[Your objective]
In the lines below, output everything from the first line through the line containing "const yTicks = [0, 0.02, 0.04, 0.06, 0.08, 0.1, 0.12];" exactly as it is. Pictures are not part of the output.
--- START Provided material ---
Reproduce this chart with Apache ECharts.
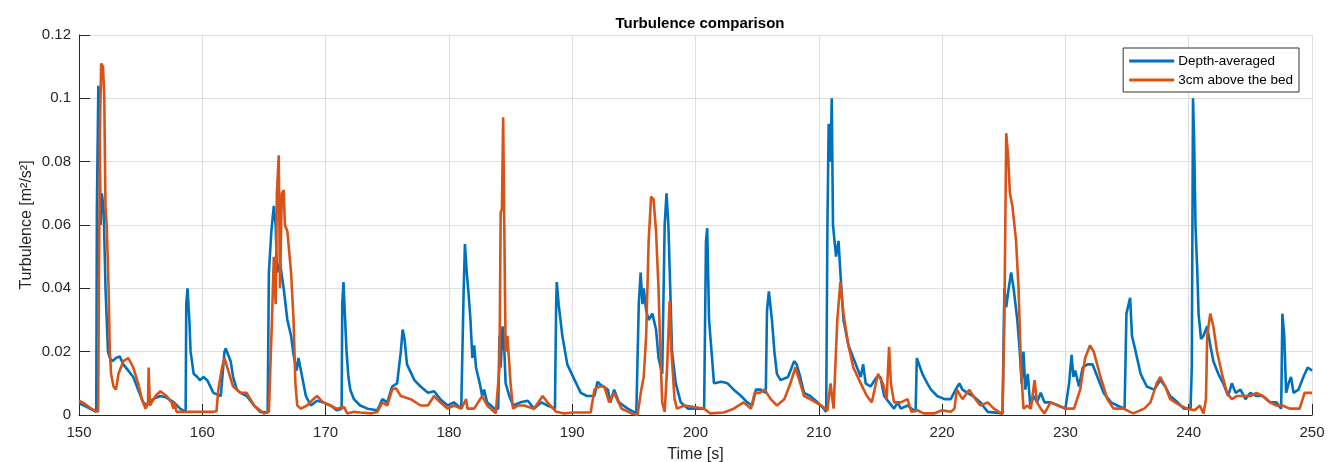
<!DOCTYPE html>
<html>
<head>
<meta charset="utf-8">
<script src="https://cdn.jsdelivr.net/npm/echarts@6/dist/echarts.min.js"></script>
<style>
html,body{margin:0;padding:0;background:#fff;}
#chart{width:1338px;height:462px;}
</style>
</head>
<body>
<div id="chart"></div>
<script>
// ---- data (time in s, turbulence in m^2/s^2) ----
const seriesNames = ['Depth-averaged', '3cm above the bed'];
const xTicks = [150, 160, 170, 180, 190, 200, 210, 220, 230, 240, 250];
const yTicks = [0, 0.02, 0.04, 0.06, 0.08, 0.1, 0.12];

const timeDA = [150.0,150.5,151.0,151.4,151.45,151.57,151.65,151.75,151.85,152.0,152.15,152.35,152.5,152.7,153.0,153.3,153.6,154.0,154.4,154.8,155.2,155.5,156.0,156.6,157.1,157.7,158.2,158.65,158.7,158.8,158.95,159.05,159.3,159.6,159.8,160.1,160.4,160.9,161.5,161.8,161.9,162.3,162.5,162.8,163.1,163.6,164.2,164.7,165.3,165.4,165.6,165.8,165.95,166.05,166.3,166.6,166.9,167.2,167.4,167.65,167.8,168.1,168.4,168.8,169.3,169.8,170.4,170.9,171.3,171.35,171.45,171.55,171.7,171.85,172.0,172.3,172.8,173.4,174.2,174.6,175.0,175.4,175.8,176.1,176.25,176.4,176.6,177.2,177.7,178.3,178.8,179.3,179.9,180.4,181.0,181.15,181.2,181.3,181.45,181.6,181.75,181.9,182.05,182.2,182.5,182.7,182.85,183.1,183.7,184.0,184.1,184.2,184.35,184.5,184.6,184.9,185.2,185.8,186.4,186.9,187.5,188.0,188.6,188.7,188.75,188.9,189.2,189.6,190.2,190.7,191.2,191.8,192.05,192.3,192.9,193.1,193.4,193.8,194.5,195.2,195.4,195.55,195.7,195.8,196.0,196.2,196.5,196.8,197.0,197.3,197.5,197.65,197.8,197.95,198.1,198.4,198.8,199.4,199.9,200.7,200.85,200.95,201.1,201.3,201.5,202.1,202.6,203.1,203.7,204.2,204.6,204.9,205.3,205.7,205.8,205.95,206.2,206.4,206.6,206.9,207.5,208.0,208.2,208.5,208.8,209.3,209.9,210.4,210.6,210.7,210.8,210.95,211.05,211.15,211.3,211.4,211.6,211.75,212.0,212.4,212.8,213.4,213.6,213.8,214.2,214.7,215.0,215.3,215.7,216.1,216.4,216.65,217.2,217.85,217.95,218.1,218.4,218.8,219.1,219.6,220.2,220.7,221.1,221.4,221.65,222.05,222.5,223.1,223.7,224.9,225.05,225.2,225.4,225.6,225.8,226.1,226.3,226.45,226.6,226.75,226.95,227.15,227.45,227.7,228.0,228.3,228.8,229.4,230.0,230.3,230.5,230.65,230.8,231.1,231.4,231.8,232.2,232.6,233.1,233.7,234.2,234.8,234.95,235.25,235.4,235.7,236.1,236.6,237.2,237.7,238.1,238.5,239.1,239.6,240.15,240.25,240.35,240.45,240.55,240.7,240.8,241.0,241.2,241.5,241.75,242.0,242.4,242.8,243.2,243.5,243.8,244.2,244.6,245.0,245.5,246.0,246.6,247.1,247.5,247.6,247.75,247.9,248.1,248.3,248.5,248.9,249.3,249.65,250.0];
const depthAvg = [0.0037,0.0028,0.0018,0.001,0.065,0.104,0.098,0.06,0.07,0.065,0.04,0.02,0.018,0.017,0.018,0.0185,0.016,0.014,0.012,0.008,0.004,0.003,0.005,0.006,0.0055,0.004,0.002,0.001,0.035,0.04,0.03,0.02,0.013,0.012,0.011,0.012,0.011,0.007,0.006,0.02,0.021,0.017,0.012,0.008,0.007,0.006,0.003,0.001,0.0008,0.045,0.058,0.066,0.06,0.045,0.048,0.04,0.03,0.025,0.019,0.014,0.018,0.012,0.006,0.003,0.0045,0.004,0.003,0.0015,0.002,0.035,0.042,0.033,0.02,0.012,0.008,0.005,0.003,0.002,0.0015,0.005,0.004,0.009,0.01,0.02,0.027,0.024,0.016,0.011,0.009,0.007,0.0075,0.005,0.003,0.004,0.002,0.002,0.04,0.054,0.045,0.038,0.03,0.018,0.022,0.015,0.01,0.006,0.008,0.004,0.002,0.002,0.025,0.015,0.028,0.02,0.01,0.006,0.003,0.004,0.0045,0.002,0.004,0.003,0.002,0.035,0.042,0.035,0.025,0.016,0.011,0.007,0.006,0.006,0.0105,0.0095,0.008,0.004,0.008,0.004,0.002,0.0005,0.035,0.045,0.035,0.04,0.033,0.03,0.032,0.027,0.018,0.013,0.06,0.07,0.06,0.04,0.02,0.01,0.004,0.002,0.002,0.002,0.055,0.059,0.03,0.02,0.01,0.0105,0.01,0.008,0.006,0.004,0.003,0.008,0.008,0.007,0.033,0.039,0.03,0.02,0.013,0.011,0.012,0.017,0.016,0.012,0.007,0.006,0.004,0.002,0.001,0.06,0.092,0.08,0.1,0.06,0.054,0.05,0.055,0.045,0.03,0.022,0.018,0.012,0.016,0.01,0.009,0.012,0.012,0.006,0.004,0.002,0.004,0.002,0.003,0.001,0.018,0.0185,0.013,0.01,0.008,0.006,0.005,0.005,0.008,0.01,0.008,0.007,0.006,0.004,0.001,0.0005,0.04,0.034,0.04,0.045,0.04,0.03,0.02,0.01,0.02,0.008,0.013,0.003,0.006,0.004,0.007,0.004,0.004,0.003,0.002,0.01,0.019,0.012,0.014,0.009,0.015,0.016,0.016,0.012,0.007,0.004,0.003,0.002,0.032,0.037,0.025,0.02,0.013,0.009,0.008,0.011,0.009,0.006,0.004,0.002,0.002,0.015,0.1,0.085,0.06,0.045,0.032,0.024,0.025,0.028,0.022,0.017,0.013,0.01,0.006,0.01,0.007,0.008,0.005,0.007,0.006,0.006,0.004,0.004,0.002,0.032,0.025,0.007,0.01,0.012,0.007,0.008,0.012,0.015,0.014];

const timeBed = [150.0,150.5,151.0,151.55,151.7,151.8,151.95,152.05,152.15,152.25,152.4,152.5,152.6,152.8,153.0,153.2,153.6,154.0,154.4,154.8,155.1,155.4,155.6,155.65,155.75,156.2,156.6,157.1,157.5,157.65,157.75,157.9,158.75,159.8,160.9,161.15,161.3,161.6,161.8,162.1,162.5,163.1,163.6,164.2,165.0,165.4,165.65,165.8,165.95,166.05,166.2,166.3,166.45,166.6,166.7,166.9,167.2,167.4,167.55,167.7,168.0,168.5,169.0,169.3,169.8,170.4,170.9,171.5,171.75,172.3,172.8,173.7,174.2,174.6,175.0,175.4,175.7,176.1,176.9,177.7,178.3,178.8,179.3,179.9,180.4,181.0,181.4,181.5,182.05,182.7,183.1,183.8,184.1,184.2,184.3,184.4,184.5,184.6,184.75,184.9,185.0,185.2,185.6,186.1,186.9,187.6,188.0,188.7,189.35,190.2,191.5,191.8,192.2,192.6,193.0,193.4,194.0,194.8,195.3,195.6,195.8,196.0,196.1,196.2,196.4,196.6,196.8,197.0,197.15,197.3,197.5,197.7,197.9,198.05,198.3,198.5,199.1,199.9,200.7,201.2,202.3,203.1,203.9,204.5,204.8,205.2,205.6,206.1,206.6,207.2,207.7,208.1,208.5,208.8,209.3,210.2,210.7,210.95,211.1,211.2,211.35,211.5,211.75,212.0,212.4,212.8,213.4,213.9,214.3,214.8,215.2,215.5,215.7,215.85,216.1,216.65,217.2,217.5,218.0,218.5,219.35,220.0,220.7,221.0,221.2,221.65,222.2,222.7,223.1,223.7,224.2,224.9,225.05,225.2,225.35,225.5,225.7,226.0,226.2,226.4,226.6,226.9,227.2,227.5,227.7,228.0,228.3,228.8,229.4,230.0,230.7,231.2,231.6,232.0,232.3,232.85,233.4,233.9,234.7,235.5,236.4,236.9,237.4,237.7,238.1,238.5,239.3,239.9,240.5,240.9,241.2,241.4,241.5,241.75,242.0,242.3,242.7,243.1,243.5,243.9,244.5,245.0,245.5,246.0,246.6,247.1,247.6,248.2,249.0,249.4,250.0];
const bed = [0.0045,0.0035,0.002,0.001,0.09,0.111,0.11,0.1,0.065,0.06,0.04,0.02,0.013,0.009,0.008,0.013,0.017,0.018,0.015,0.01,0.005,0.002,0.004,0.015,0.003,0.006,0.0075,0.006,0.004,0.002,0.004,0.001,0.001,0.001,0.001,0.0012,0.008,0.015,0.018,0.014,0.009,0.007,0.007,0.003,0.0005,0.001,0.03,0.05,0.035,0.07,0.082,0.04,0.07,0.071,0.06,0.058,0.045,0.03,0.01,0.003,0.002,0.003,0.005,0.006,0.004,0.003,0.002,0.0025,0.0005,0.001,0.0008,0.0005,0.001,0.004,0.003,0.008,0.0085,0.006,0.005,0.003,0.003,0.006,0.004,0.002,0.003,0.002,0.005,0.002,0.002,0.006,0.003,0.0005,0.015,0.064,0.065,0.094,0.094,0.02,0.025,0.025,0.01,0.002,0.003,0.003,0.002,0.006,0.004,0.001,0.0005,0.0008,0.0008,0.008,0.009,0.009,0.004,0.007,0.002,0.0005,0.0,0.008,0.012,0.025,0.04,0.055,0.069,0.068,0.058,0.04,0.02,0.004,0.001,0.015,0.036,0.02,0.005,0.002,0.003,0.0025,0.002,0.0005,0.0008,0.002,0.004,0.002,0.007,0.007,0.008,0.005,0.003,0.005,0.01,0.015,0.01,0.006,0.005,0.003,0.0015,0.01,0.005,0.002,0.002,0.03,0.042,0.032,0.022,0.015,0.01,0.006,0.004,0.013,0.01,0.005,0.0215,0.01,0.004,0.004,0.005,0.001,0.0015,0.0005,0.0005,0.0015,0.001,0.002,0.008,0.005,0.008,0.005,0.003,0.004,0.002,0.0003,0.03,0.089,0.082,0.07,0.066,0.055,0.04,0.015,0.002,0.003,0.002,0.011,0.004,0.002,0.0005,0.004,0.003,0.002,0.002,0.008,0.018,0.022,0.02,0.012,0.005,0.002,0.002,0.0005,0.002,0.004,0.01,0.012,0.009,0.005,0.003,0.002,0.0015,0.003,0.0005,0.005,0.025,0.032,0.028,0.02,0.013,0.007,0.005,0.006,0.006,0.006,0.007,0.006,0.004,0.003,0.003,0.002,0.002,0.007,0.007];

const pair = (ts, vs) => ts.map((t, i) => [t, vs[i]]);

const FONT = '"Liberation Sans", Arial, Helvetica, sans-serif';
const AX = '#262626';
const chart = echarts.init(document.getElementById('chart'), null, {renderer: 'canvas'});
chart.setOption({
  animation: false,
  backgroundColor: '#ffffff',
  title: {
    text: 'Turbulence comparison',
    left: 695, top: 11, textAlign: 'center',
    textStyle: {fontFamily: FONT, fontSize: 15, fontWeight: 'bold', color: '#000'}
  },
  legend: {
    orient: 'vertical',
    right: 39, top: 48,
    backgroundColor: '#fff',
    borderColor: '#333', borderWidth: 1, borderRadius: 0,
    padding: [6, 6, 5, 6],
    itemWidth: 45, itemHeight: 3, itemGap: 5,
    icon: 'rect',
    textStyle: {fontFamily: FONT, fontSize: 13.5, color: '#000', padding: [0, 0, 0, -1]},
    data: seriesNames
  },
  grid: {left: 79, right: 26, top: 35, bottom: 47, containLabel: false, outerBoundsMode: 'none'},
  xAxis: {
    type: 'value', min: xTicks[0], max: xTicks[xTicks.length - 1], interval: 10,
    name: 'Time [s]', nameLocation: 'middle', nameGap: 32, nameMoveOverlap: false,
    nameTextStyle: {fontFamily: FONT, fontSize: 16, color: AX},
    axisLine: {show: true, onZero: false, lineStyle: {color: AX, width: 1}},
    axisTick: {show: true, inside: true, length: 11, lineStyle: {color: AX}},
    axisLabel: {fontFamily: FONT, fontSize: 15, color: AX, margin: 10},
    splitLine: {show: true, lineStyle: {color: '#dedede', width: 1}}
  },
  yAxis: {
    type: 'value', min: yTicks[0], max: yTicks[yTicks.length - 1], interval: 0.02,
    name: 'Turbulence [m²/s²]', nameLocation: 'middle', nameGap: 44, nameMoveOverlap: false,
    nameTextStyle: {fontFamily: FONT, fontSize: 16, color: AX},
    axisLine: {show: true, lineStyle: {color: AX, width: 1}},
    axisTick: {show: true, inside: true, length: 11, lineStyle: {color: AX}},
    axisLabel: {fontFamily: FONT, fontSize: 15, color: AX, margin: 8,
      formatter: v => String(Math.round(v * 100) / 100)},
    splitLine: {show: true, lineStyle: {color: '#dedede', width: 1}}
  },
  series: [
    {name: seriesNames[0], type: 'line', data: pair(timeDA, depthAvg), showSymbol: false, symbol: 'none',
     lineStyle: {color: '#0072BD', width: 2.6}, itemStyle: {color: '#0072BD'}, z: 2},
    {name: seriesNames[1], type: 'line', data: pair(timeBed, bed), showSymbol: false, symbol: 'none',
     lineStyle: {color: '#D95319', width: 2.6}, itemStyle: {color: '#D95319'}, z: 3}
  ]
});
</script>
</body>
</html>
--- END Provided material ---
[Expected answer]
Reproduce this chart with Apache ECharts.
<!DOCTYPE html>
<html>
<head>
<meta charset="utf-8">
<script src="https://cdn.jsdelivr.net/npm/echarts@6/dist/echarts.min.js"></script>
<style>
html,body{margin:0;padding:0;background:#fff;}
#chart{width:1338px;height:462px;}
</style>
</head>
<body>
<div id="chart"></div>
<script>
// ---- data (time in s, turbulence in m^2/s^2) ----
const seriesNames = ['Depth-averaged', '3cm above the bed'];
const xTicks = [150, 160, 170, 180, 190, 200, 210, 220, 230, 240, 250];
const yTicks = [0, 0.02, 0.04, 0.06, 0.08, 0.1, 0.12];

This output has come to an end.